Sun teaches performing a t-test to determine distribution similarity between new and historical samples is a known method in the art. Before the effective filing date of the claimed invention, it would have been obvious to a person of ordinary skill in the art to combine the method of Agarwal with the t-test disclosed by Sun to use a t-test to determine distribution similarity. By using a t-test to determine distribution similarity, it can be determined if distribution similarity is statistically valid, thereby ensuring that differences between distributions are not due to random chance.

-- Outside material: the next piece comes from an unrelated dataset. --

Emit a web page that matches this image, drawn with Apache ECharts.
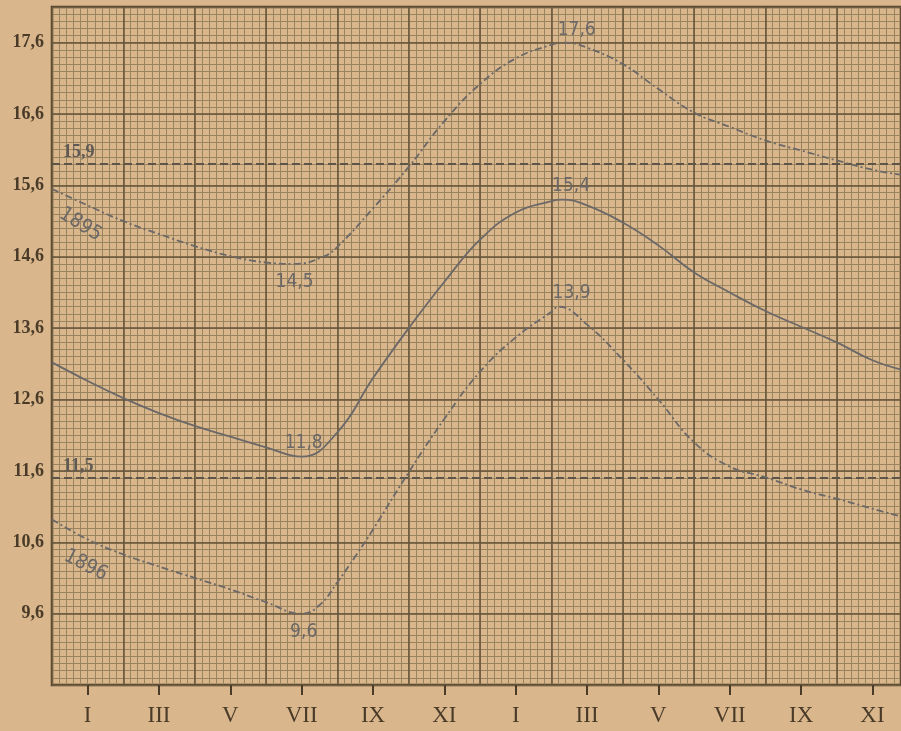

With respect to claim 2, the combination of Agarwal in view of Sun teaches:
the method of claim 1, wherein the inference data set is collected under a first condition represented in the inference data set and the validating data set is collected under a second condition represented in the validating data set, the first condition and the second condition at least partially differ (Agarwal discloses “Covariate drift is the change in the distribution of the input feature set … This is one of the most common causes of model drifts, and the distribution drift can happen due to many reasons. The drifts can happen slowly over a period of time … A lot of time drift in data distribution occur because of latent changes, macro-economic changes or demographic changes … As the covariate drift happens, the distribution of the live data shifts from that of the data used for the training and testing. The distance between the non-intersection of the two distributions is a very good measure of the drift. … P and Q are training and live distributions, respectively. The larger the distance, the bigger is the drift” (P. 126, ¶ 1-2). 
	It is implied training data (‘inference data set’) and live data (‘validating data set’) are collected during different periods of times (‘conditions’) since the live data consists of new incoming data. Comparing two datasets with differing distributions also implies that data sets were collected during different conditions.), 
and satisfaction of the validation condition is based on the first condition and the second condition (The Examiner interprets the satisfaction of the validation condition as encompassing the exact same step as the validation step in Claim 1.).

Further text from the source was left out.